▸ Stated problem:
Which lines in the material below contain the word "with"? Copy each of them.

▸ Entries:

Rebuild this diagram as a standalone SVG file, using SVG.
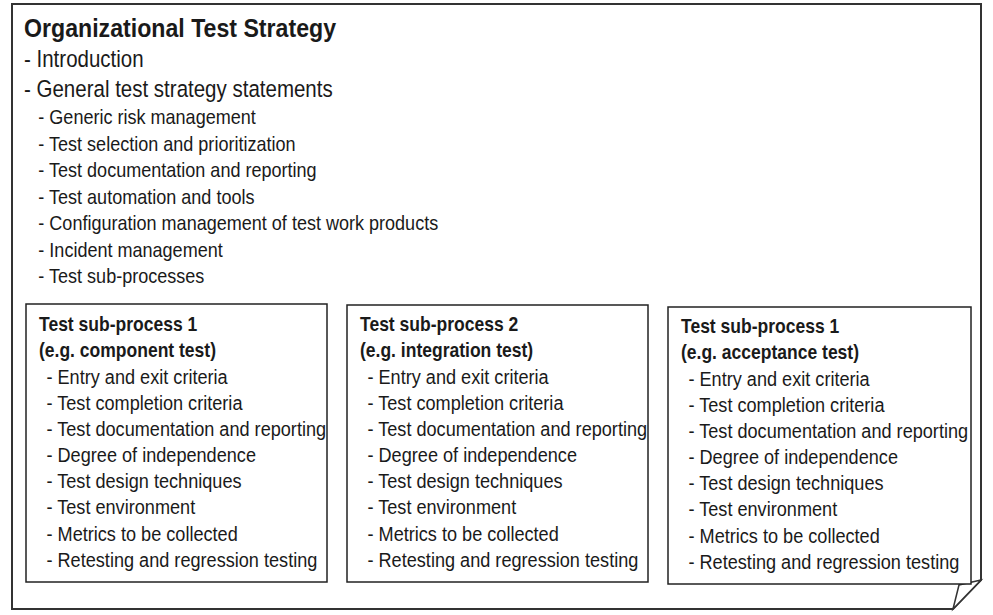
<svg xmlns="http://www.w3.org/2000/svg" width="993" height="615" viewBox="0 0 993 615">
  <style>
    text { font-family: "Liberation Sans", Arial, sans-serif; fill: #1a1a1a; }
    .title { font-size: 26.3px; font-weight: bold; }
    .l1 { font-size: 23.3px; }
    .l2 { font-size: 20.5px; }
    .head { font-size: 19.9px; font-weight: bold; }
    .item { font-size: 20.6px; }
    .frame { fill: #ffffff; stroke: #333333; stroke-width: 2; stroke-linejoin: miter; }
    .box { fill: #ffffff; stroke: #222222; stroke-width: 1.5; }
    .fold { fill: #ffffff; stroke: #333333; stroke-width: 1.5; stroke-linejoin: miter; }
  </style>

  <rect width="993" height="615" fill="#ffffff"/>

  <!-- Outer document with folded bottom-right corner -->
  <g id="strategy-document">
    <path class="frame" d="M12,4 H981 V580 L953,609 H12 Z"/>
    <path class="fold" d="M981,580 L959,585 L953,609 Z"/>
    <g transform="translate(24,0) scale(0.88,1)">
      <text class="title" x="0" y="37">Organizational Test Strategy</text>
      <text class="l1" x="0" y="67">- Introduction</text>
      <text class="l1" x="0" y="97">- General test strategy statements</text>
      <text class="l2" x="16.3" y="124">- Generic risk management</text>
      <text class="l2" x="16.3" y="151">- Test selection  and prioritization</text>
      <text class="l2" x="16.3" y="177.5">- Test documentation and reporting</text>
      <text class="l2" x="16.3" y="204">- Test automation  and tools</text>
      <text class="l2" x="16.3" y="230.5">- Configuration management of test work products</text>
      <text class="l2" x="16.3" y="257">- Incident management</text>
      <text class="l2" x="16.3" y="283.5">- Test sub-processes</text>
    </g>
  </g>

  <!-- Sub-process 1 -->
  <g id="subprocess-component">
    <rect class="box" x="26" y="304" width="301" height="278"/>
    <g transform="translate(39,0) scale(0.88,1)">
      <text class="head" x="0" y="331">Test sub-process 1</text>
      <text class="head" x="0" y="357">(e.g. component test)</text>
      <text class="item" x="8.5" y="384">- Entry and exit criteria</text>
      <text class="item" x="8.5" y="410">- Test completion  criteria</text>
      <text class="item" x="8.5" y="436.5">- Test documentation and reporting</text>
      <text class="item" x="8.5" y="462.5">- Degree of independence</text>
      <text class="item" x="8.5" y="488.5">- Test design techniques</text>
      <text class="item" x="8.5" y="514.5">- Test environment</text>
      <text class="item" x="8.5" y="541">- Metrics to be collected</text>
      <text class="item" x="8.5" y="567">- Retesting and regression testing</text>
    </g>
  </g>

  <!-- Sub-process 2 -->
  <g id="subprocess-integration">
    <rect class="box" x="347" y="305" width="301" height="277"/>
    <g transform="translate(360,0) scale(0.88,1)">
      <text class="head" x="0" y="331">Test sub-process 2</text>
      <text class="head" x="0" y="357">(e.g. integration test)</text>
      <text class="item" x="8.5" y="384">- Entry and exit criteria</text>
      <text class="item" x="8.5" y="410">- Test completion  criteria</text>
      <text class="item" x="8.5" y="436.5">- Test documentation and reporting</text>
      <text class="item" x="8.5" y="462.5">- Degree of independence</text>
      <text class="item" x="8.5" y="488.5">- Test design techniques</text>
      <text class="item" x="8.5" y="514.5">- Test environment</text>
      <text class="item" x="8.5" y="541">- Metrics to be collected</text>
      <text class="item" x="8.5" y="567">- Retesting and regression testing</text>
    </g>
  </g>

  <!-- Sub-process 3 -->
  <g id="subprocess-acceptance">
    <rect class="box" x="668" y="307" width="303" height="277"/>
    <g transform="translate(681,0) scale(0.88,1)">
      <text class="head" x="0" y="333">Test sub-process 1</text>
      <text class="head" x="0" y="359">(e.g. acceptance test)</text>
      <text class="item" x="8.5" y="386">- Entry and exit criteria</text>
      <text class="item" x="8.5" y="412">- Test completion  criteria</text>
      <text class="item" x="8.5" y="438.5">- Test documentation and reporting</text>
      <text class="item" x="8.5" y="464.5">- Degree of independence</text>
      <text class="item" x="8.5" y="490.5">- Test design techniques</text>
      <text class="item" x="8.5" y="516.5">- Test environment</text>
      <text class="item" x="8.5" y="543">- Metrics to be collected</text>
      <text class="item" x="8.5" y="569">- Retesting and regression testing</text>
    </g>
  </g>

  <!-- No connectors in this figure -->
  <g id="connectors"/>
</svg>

* * *

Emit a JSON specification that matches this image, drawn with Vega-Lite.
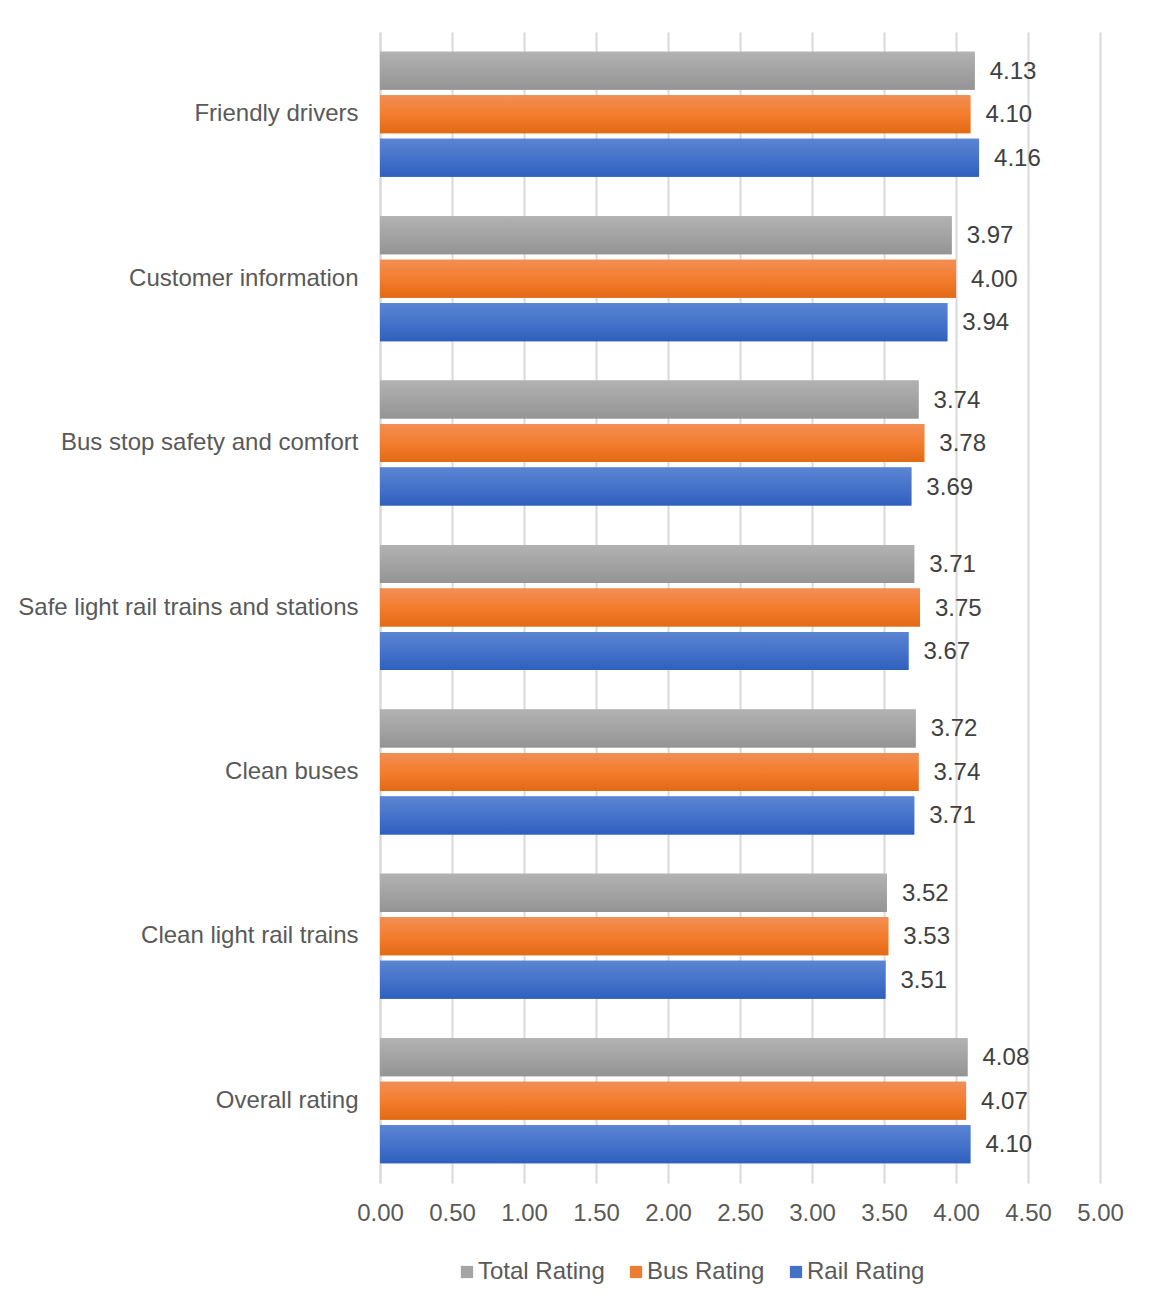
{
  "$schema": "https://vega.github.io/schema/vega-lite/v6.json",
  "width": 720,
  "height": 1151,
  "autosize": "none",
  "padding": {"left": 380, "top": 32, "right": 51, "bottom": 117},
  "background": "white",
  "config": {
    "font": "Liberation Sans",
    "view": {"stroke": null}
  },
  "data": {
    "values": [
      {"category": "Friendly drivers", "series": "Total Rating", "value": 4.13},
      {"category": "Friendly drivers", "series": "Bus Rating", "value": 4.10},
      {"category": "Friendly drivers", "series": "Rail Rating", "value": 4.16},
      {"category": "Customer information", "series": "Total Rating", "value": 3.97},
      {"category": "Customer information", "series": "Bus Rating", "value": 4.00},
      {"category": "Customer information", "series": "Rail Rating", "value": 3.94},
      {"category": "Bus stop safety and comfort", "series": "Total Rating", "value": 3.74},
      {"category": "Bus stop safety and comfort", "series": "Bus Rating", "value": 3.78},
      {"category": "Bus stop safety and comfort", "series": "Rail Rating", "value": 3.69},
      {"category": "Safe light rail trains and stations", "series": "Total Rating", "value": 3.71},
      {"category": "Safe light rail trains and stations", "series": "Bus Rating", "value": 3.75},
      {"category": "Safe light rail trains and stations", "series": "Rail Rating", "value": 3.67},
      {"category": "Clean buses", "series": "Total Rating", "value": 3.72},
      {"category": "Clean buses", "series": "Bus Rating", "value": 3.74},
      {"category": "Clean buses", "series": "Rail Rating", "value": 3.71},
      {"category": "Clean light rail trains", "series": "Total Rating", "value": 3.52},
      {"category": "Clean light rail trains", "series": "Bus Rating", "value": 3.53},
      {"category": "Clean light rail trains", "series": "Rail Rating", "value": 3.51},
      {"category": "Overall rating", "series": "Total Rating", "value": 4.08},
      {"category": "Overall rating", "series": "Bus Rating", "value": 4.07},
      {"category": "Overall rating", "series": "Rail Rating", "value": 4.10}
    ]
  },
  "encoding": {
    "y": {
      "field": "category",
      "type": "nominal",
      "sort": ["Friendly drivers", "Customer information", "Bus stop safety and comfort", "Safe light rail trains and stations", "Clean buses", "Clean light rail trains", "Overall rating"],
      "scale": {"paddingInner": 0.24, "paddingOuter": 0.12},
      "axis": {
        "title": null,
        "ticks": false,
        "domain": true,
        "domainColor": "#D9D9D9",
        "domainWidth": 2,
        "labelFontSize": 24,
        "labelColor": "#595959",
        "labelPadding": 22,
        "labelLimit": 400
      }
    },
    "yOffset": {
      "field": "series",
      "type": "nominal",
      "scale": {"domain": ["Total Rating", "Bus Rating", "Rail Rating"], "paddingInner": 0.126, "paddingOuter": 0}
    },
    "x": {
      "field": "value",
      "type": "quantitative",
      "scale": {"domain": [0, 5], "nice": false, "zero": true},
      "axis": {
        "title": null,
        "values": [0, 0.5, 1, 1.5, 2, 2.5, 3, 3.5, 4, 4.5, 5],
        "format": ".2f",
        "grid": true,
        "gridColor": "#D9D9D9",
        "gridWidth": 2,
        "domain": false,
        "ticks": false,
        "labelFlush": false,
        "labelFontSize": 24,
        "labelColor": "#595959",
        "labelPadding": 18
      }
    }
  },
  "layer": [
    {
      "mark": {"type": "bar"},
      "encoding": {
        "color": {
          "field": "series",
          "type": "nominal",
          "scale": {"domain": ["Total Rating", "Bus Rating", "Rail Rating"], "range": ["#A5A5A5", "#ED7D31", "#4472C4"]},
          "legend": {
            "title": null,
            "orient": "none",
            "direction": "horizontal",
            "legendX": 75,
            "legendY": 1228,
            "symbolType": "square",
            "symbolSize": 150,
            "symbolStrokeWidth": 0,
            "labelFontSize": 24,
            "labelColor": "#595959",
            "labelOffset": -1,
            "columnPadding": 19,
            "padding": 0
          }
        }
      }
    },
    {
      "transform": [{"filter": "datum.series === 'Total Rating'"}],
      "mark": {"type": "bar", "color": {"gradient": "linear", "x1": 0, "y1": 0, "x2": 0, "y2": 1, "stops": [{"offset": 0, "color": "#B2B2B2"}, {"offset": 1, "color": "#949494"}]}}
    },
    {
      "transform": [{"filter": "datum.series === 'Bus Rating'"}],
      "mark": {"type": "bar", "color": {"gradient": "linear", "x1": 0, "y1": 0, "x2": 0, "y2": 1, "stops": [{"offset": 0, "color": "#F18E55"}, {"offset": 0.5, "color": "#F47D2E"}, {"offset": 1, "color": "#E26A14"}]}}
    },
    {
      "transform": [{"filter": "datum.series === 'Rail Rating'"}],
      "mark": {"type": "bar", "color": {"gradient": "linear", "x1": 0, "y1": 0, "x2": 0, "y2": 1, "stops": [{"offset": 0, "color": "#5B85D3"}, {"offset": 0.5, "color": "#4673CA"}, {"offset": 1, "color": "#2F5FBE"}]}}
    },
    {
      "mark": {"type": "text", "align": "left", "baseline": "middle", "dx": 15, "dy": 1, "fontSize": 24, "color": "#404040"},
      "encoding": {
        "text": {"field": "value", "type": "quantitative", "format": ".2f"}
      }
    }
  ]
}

▸ Written response:
  <!-- Outer document with folded bottom-right corner -->
Emit a JSON specification that matches this image, drawn with Vega-Lite.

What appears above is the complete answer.